[antlr-interest] Is ANTLR suitable for wiki grammar parsing?

Wed May 23 14:24:45 PDT 2007

As this is seemingly completely context insensitive, could you not just did this with a filtering lexer? Or perhaps a rewritetokenstream

Jim

> -----Original Message-----
> From: antlr-interest-bounces at antlr.org [mailto:antlr-interest-
> bounces at antlr.org] On Behalf Of Marc-André Laverdière
> Sent: Wednesday, May 23, 2007 12:16 PM
> To: Collin VanDyck
> Cc: antlr-interest at antlr.org
> Subject: Re: [antlr-interest] Is ANTLR suitable for wiki grammar
> parsing?
> 
> Hello,
> 
> It is noteworthy to mention that my mail client (Mozilla Thunderbird)
> deals with it very well.

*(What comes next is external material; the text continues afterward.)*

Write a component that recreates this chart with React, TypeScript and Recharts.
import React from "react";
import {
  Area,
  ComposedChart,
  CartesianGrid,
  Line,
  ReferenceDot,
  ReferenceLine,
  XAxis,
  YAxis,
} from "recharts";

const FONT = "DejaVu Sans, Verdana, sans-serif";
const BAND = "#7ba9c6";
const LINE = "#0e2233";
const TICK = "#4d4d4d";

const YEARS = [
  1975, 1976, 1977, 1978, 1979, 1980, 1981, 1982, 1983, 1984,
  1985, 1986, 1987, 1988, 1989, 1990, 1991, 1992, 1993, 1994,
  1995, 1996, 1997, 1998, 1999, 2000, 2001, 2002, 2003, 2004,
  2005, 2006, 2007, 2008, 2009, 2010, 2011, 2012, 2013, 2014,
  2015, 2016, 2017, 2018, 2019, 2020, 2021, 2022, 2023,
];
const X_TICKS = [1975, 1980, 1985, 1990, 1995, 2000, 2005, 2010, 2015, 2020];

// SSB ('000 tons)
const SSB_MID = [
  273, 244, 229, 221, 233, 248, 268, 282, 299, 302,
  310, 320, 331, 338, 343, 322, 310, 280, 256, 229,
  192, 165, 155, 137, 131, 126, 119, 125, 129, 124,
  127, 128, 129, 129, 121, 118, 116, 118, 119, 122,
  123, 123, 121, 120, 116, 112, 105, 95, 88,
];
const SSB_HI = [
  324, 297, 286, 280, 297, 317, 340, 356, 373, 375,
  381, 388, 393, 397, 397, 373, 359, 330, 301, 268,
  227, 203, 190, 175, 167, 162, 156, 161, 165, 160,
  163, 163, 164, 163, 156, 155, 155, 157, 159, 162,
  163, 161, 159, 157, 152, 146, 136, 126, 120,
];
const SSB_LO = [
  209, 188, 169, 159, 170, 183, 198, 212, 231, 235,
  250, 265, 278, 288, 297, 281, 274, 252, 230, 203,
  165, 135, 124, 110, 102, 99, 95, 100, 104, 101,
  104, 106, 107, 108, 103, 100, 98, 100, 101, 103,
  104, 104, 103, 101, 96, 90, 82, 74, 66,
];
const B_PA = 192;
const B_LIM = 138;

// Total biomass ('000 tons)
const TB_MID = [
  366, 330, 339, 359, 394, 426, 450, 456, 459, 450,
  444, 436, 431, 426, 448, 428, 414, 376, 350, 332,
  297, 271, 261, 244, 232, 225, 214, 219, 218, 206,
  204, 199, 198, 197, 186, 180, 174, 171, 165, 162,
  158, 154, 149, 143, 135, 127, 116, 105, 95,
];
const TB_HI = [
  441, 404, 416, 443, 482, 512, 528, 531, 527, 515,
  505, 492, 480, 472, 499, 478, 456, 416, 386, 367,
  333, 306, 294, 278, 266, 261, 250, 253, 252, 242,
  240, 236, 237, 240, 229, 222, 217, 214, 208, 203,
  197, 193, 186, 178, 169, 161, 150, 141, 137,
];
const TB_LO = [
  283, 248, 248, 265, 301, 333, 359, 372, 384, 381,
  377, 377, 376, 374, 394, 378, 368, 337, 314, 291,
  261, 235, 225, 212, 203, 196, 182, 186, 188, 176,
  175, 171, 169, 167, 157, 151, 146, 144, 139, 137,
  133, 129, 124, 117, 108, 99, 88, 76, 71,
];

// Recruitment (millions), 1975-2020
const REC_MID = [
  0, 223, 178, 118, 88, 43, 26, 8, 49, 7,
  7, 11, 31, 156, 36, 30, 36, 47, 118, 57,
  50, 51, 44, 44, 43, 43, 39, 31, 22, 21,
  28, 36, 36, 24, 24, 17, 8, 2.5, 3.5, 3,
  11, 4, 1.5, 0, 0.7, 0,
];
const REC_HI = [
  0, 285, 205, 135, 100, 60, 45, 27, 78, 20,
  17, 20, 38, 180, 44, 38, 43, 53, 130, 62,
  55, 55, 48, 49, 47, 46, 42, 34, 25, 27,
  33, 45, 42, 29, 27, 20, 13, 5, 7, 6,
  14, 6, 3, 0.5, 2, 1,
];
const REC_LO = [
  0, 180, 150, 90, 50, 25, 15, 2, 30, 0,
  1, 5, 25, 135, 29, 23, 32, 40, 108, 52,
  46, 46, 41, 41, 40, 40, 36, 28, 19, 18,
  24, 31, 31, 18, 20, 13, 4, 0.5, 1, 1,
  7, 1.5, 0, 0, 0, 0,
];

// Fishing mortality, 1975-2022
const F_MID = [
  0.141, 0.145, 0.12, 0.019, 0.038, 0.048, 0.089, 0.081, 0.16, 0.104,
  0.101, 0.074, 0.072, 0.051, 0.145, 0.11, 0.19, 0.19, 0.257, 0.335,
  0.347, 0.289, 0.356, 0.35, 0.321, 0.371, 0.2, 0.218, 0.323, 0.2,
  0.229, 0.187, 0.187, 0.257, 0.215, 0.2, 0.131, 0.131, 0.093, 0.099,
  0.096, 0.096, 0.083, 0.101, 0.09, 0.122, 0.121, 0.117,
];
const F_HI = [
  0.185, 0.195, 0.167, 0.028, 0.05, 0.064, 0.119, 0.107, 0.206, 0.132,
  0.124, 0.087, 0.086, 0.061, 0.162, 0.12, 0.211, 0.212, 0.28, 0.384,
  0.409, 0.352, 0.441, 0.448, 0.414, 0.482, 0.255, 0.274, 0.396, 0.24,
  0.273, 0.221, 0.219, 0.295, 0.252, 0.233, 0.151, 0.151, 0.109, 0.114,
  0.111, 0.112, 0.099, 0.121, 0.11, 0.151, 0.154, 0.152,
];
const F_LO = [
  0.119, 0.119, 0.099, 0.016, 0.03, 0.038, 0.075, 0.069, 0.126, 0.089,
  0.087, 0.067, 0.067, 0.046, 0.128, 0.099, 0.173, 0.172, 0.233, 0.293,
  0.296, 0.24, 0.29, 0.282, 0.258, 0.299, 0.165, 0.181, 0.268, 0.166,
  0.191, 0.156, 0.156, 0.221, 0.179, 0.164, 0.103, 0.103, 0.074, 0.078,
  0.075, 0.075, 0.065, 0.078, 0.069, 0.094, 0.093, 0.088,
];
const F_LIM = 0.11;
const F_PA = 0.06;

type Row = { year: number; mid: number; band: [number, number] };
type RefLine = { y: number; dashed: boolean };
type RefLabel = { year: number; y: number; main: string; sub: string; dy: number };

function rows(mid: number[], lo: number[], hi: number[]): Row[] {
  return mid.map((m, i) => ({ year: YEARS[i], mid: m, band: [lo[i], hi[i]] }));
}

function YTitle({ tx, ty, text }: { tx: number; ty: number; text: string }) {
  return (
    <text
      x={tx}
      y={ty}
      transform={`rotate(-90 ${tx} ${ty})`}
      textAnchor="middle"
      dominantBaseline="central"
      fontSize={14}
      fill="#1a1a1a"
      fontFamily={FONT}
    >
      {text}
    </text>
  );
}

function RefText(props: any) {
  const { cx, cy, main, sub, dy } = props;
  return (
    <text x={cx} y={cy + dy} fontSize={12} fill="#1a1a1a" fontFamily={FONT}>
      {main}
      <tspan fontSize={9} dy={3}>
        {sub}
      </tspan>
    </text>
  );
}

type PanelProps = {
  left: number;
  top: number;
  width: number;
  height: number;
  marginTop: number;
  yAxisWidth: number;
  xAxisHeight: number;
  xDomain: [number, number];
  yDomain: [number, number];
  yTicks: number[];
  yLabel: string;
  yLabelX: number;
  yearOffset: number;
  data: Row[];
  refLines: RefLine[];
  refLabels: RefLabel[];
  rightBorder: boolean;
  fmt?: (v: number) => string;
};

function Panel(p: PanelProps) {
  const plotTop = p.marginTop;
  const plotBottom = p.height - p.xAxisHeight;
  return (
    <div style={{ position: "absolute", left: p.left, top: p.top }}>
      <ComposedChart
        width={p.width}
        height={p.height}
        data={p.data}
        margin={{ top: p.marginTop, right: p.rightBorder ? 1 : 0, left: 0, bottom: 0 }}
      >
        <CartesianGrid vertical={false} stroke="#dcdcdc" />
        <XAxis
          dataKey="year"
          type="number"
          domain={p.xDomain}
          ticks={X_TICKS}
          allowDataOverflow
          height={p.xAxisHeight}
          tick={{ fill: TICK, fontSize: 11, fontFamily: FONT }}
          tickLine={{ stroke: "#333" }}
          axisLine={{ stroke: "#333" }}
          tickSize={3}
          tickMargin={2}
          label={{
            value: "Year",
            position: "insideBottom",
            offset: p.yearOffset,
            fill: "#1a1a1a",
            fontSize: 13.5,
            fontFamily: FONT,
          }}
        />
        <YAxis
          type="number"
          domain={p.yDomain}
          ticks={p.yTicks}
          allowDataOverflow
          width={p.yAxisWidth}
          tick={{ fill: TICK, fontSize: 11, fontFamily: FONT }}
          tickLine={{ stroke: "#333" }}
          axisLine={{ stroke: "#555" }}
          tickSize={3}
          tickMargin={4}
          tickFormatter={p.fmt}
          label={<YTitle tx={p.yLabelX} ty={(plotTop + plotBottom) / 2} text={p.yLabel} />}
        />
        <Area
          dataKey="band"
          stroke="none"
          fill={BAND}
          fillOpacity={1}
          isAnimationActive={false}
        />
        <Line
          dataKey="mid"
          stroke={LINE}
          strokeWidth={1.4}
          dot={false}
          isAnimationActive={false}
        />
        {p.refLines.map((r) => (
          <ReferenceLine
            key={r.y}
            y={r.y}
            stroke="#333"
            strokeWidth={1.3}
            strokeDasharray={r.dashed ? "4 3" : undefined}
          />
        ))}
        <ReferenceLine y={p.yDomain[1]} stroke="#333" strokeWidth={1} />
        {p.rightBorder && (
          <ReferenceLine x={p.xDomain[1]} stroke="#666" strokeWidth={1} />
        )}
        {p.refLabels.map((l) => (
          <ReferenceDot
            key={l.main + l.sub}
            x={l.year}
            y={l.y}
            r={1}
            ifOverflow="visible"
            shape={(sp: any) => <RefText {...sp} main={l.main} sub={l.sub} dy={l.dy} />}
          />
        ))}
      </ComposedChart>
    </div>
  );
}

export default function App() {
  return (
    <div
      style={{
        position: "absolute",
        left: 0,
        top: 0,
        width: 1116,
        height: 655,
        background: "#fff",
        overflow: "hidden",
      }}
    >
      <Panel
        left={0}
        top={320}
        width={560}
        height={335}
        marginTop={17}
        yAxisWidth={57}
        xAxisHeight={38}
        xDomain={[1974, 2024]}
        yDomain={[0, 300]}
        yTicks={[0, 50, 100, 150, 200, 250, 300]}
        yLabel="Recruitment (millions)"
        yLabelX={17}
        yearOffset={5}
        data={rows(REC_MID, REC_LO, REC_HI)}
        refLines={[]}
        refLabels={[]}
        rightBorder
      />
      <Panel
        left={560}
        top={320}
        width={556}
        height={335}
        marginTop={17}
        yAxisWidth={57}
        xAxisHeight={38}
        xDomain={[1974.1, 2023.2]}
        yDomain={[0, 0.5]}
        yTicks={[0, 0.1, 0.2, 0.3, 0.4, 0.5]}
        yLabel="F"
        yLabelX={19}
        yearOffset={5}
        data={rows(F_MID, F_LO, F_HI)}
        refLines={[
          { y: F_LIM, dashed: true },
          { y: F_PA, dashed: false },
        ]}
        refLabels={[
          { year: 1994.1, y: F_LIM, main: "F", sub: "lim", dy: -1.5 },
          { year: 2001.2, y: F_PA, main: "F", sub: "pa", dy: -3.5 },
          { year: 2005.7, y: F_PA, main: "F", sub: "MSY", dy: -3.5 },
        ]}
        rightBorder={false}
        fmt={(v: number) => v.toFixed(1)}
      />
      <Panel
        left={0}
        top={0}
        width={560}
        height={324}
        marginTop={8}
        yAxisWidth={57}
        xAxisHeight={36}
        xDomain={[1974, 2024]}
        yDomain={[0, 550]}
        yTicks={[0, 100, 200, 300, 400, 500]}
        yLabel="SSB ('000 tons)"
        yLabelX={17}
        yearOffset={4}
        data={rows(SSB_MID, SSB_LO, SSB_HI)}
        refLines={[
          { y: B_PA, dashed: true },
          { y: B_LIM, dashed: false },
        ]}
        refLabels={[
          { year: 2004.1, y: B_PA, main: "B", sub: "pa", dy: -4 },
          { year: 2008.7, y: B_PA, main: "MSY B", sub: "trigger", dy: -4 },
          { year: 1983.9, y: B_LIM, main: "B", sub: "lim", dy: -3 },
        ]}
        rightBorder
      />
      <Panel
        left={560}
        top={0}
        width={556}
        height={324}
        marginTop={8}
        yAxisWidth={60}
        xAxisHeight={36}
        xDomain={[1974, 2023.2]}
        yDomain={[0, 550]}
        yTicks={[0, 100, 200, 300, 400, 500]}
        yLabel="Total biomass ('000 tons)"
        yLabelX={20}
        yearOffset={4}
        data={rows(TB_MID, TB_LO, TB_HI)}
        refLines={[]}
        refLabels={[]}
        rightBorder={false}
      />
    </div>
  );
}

Maybe having a look at their source could be
> useful (don't ask me where precisely though!).
> 
> I see that you don't define any whitespace in your grammar. Maybe
> dealing with the input line by line could make things simpler?
> 
> What about enabling backtracking? Why not define a non-greedy (.)+ rule
> for anychars? I think the latter would match when the other rules
> don't.
> I'm not sure 100%, but it is my impression that the generated parser
> behaves a bit differently than when its in a different rule.
> 
> Tell me what that gives:
> 
>   phrase
>       : bolded
>       | underlined
>       | ( options {greedy=false;} : .)+ ;
>       ;
> 
> MA
> 
> Collin VanDyck wrote:
> > Hello
> >
> > I'm trying to evaluate ANTLR to determine whether or not it would be
> a
> > good fit for a wiki that we're currently developing.
> >
> > Essentially, the question boils down to how elegantly it would handle
> a
> > wide variety of somewhat unstructured input.  In other words, users
> are
> > going to be entering in rather freeform content (i.e. copying and
> > pasting form Word or some other character source), and I want ANTLR
> to
> > be able to accept all of the input but match special sequences.
> >
> > An example of this would be:
> >
> > "This is some *bold* wiki content that might also be _underlined_ in
> > places"
> >
> > The special rules would simply output each character that doesn't
> fall
> > into a special rule, and then to recognize *bold* and _underlined_
> > specially.
> >
> > I've written a small ANTLR grammar which is able to parse this, but
> > fails pretty quickly when you do things like:
> >
> > "This is some *irregular** input_"
> >
> > In the latter case, I'd really just like for the first *irregular* to
> be
> > parsed as a bolded word, and since the other characters don't have
> > closing symbols, to be able to just treat them as fairly regular
> > characters like 'a', 'b', 'c', etc.
> >
> > Is it possible and reasonable to use ANTLR for this purpose?  Can I
> > create a grammar which will accept ANYTHING, and simply be able to
> parse
> > out the bits and pieces that are interesting?
> >
> > I'm pasting in the grammar I created.  I apologize in advance for the
> > incorrectness of it.
> >
> > -Collin
> >
> > ------------------
> >
> > grammar WikiGrammar;
> >
> > wiki
> >     : phrase+
> >     ;
> >
> > phrase
> >     : bolded
> >     | underlined
> >     | anychars
> >     ;
> >
> > bolded
> >     : ASTERISK phrase ASTERISK
> >     ;
> >
> > underlined
> >     : UNDERSCORE phrase UNDERSCORE
> >     ;
> >
> > anychars
> >     : (CHAR)+
> >     ;
> >
> > UNDERSCORE
> >     : '_'
> >     ;
> >
> > ASTERISK
> >     : '*'
> >     ;
> >
> > CHAR
> >     : .
> >     ;
> >
> >
> >
> >
> 
> --
> Marc-André LAVERDIÈRE, B. Eng., M. A. Sc. (in progress)
> Computer Security Laboratory - Laboratoire de sécurité informatique
> CIISE, Université Concordia University, Montréal, Québec, Canada
> www.ciise.concordia.ca
> 
> /"\
> \ /    ASCII Ribbon Campaign
>   X      against HTML e-mail
> / \
> 
> "Perseverance must finish its work so that you may be mature and
> complete, not lacking anything." -James 1:4